A standardised exchange-traded contract obligating the buyer to purchase, and the seller to sell, an asset at a predetermined price on a specified future expiry date.
A futures contract is a legally binding agreement to buy or sell an underlying asset at a predetermined price on a specific future date. Unlike options (Call Option), futures carry an obligation — both parties must honour the contract at expiry. In India, futures are traded on the NSE (equity and index futures), MCX (Commodity futures), and NCDEX (agricultural commodity futures).
The mechanics of futures involve margin-based trading. Instead of paying the full contract value, you deposit an initial margin (typically 12-20% for equity futures). If Reliance futures trade at Rs 2,500 with a lot size of 250, the contract value is Rs 6,25,000, but you need only Rs 1,00,000-1,25,000 in margin. This leverage amplifies both gains and losses — a 5% move translates to a 25-40% gain or loss on your margin.
In Indian equity markets, single-stock futures are available on approximately 200 stocks, with monthly expiry on the last Thursday. Index futures (Nifty 50, Bank Nifty, Nifty Financial Services) also expire monthly. Futures prices typically trade at a premium to the spot price (called "basis" or "premium") due to the cost of carry (interest rate minus expected dividends). As expiry approaches, the basis converges to zero — the futures price equals the spot price at settlement.
Common futures trading strategies include: directional trading (buying futures to go long with leverage, or selling to go short), hedging (a portfolio manager selling Nifty futures to protect against a market decline), pairs trading (long one stock's futures, short a related stock's futures), and calendar spread (buying the near-month and selling the far-month, or vice versa, to capture the basis differential).

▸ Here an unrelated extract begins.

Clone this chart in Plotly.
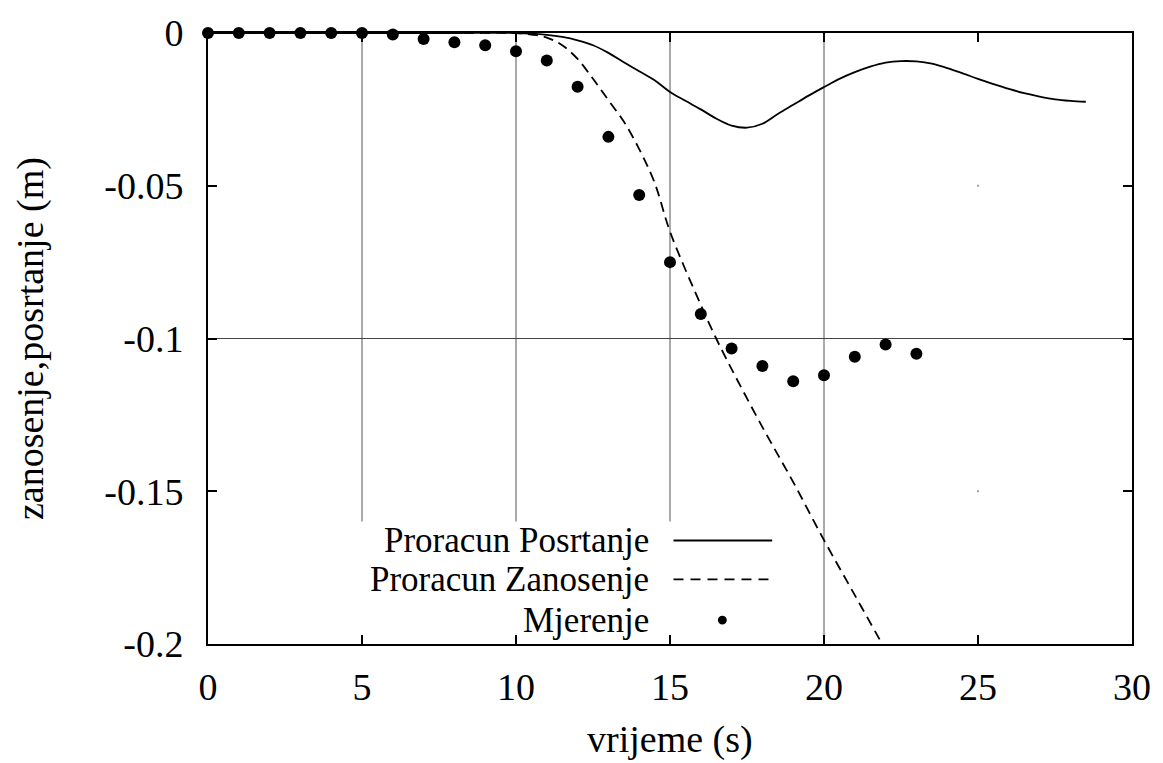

SEBI's 2024 regulatory changes significantly impacted futures trading: increased lot sizes raised the minimum contract value to Rs 5-10 lakh, Extreme Loss Margin (ELM) was increased on expiry day, and position limits were tightened. Stock futures that expire in-the-money are physically settled — actual shares are delivered. These changes aim to reduce speculative excess while maintaining the hedging function. Understanding margin requirements, daily mark-to-market settlement, and the risk of unlimited loss (on short futures) is essential before trading.
India Context
NSE equity futures: ~200 stocks + 3 major indices. Monthly expiry on last Thursday. Margin: 12-20%. Physical delivery for stock futures at expiry (since 2019). SEBI 2024: increased lot sizes and margins.